福祉施設への入所について考える
4月の半ば、昨年に続いて大津市のMさんと一緒に、海津大崎の桜を見に行くことが出来ました。
今年はMさんのお友達もお誘いしたので、総勢3名の道中です。
そして、ちょうど見頃の桜の下、すぐ手前の道の駅・藤樹の里あどがわで買ったお弁当を、風が吹くと花びらが舞い始めたベンチで、3人でご一緒して食べました。
琵琶湖とそこに浮かぶ船(遊覧船?)をぼんやり眺めながら食べるお弁当は、桜と琵琶湖、ちょうどいい気候という相乗効果もありまして、とても美味しく頂くことが出来て、Mさんもお友達と楽しそうにお話しをされたり、桜を見上げたりしておられました。
「今年も来られてよかったね。」お友達が仰ると、「本当にね。」とMさんは嬉しそうです。
「去年は私と2人でしたけど、今年はお友達と3人で来られてよかったですね。」私が続けると、
「前はあなたと来たんだったかなあ?」と少し不思議顔です。
「去年、三上さんと行けて綺麗やった、って言ってたやん。」
「去年は違う人と行ったんじゃなかったっけ。」
「じゃあ、誰と行ったの?」
「えーと、誰やったかなあ。確か、もう一人の人。」
「もう一人の人って誰なん?(笑)」
昨年も私がご一緒したのですが、認知症の影響もあってか、“もう一人の人”と行ったという記憶で思い起こされた様です。
「じゃあ、来年はもう一度私と行きましょうね。」
「うん、そうやね。」
昨年からご一緒する様になった海津大崎の桜ですが、立派な桜を目の前に致しますと、健康とお天気の有難さを実感させられます。
帰りの車中では、「あんたは行けるけど、私は来年無理やわ。」などと、冗談と本音が混じった様なことを、お互いに言われて話にも花が咲き、私もとてもいい時間を過ごすことが出来ました。
「もうあかんと思うわ。」が口癖のMさんですが、病院やお買い物へは私がご一緒して、デイサービス等も利用ながら、お一人で暮らしておられます。
それでも、任意後見契約の締結から2年半が経過して、曜日や時間の把握が難しくなるなど、緩やかでも認知症の進行を感じられる様になりまして、病院での診察等を経て、今年に入り家庭裁判所へ任意後見監督人選任の申立をするに至りました。
今後の生活にはご自身でも不安なお気持ちを仰るのですが、私やお友達、デイサービスの方など、お一人だけではないことをお伝え致しますと、「うん、頑張るわ。
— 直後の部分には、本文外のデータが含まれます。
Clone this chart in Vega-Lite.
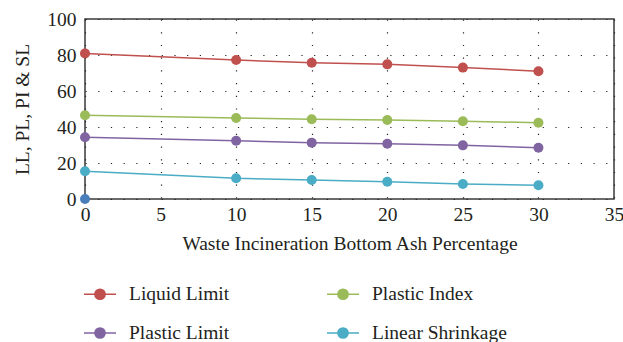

」と明るく仰って下さいます。
あれだけ立派だった桜も、天気の悪化もありまして、翌日の京都新聞・桜だよりでは「散り始め」となっていました。
最後の見頃だったことに胸をなで下ろし、”もう一人の人”としてであっても、来年、再来年とご一緒出来ることを願いながら、いつものスーパーへご一緒して帰宅し、今年のお花見も無事に終わることが出来ました。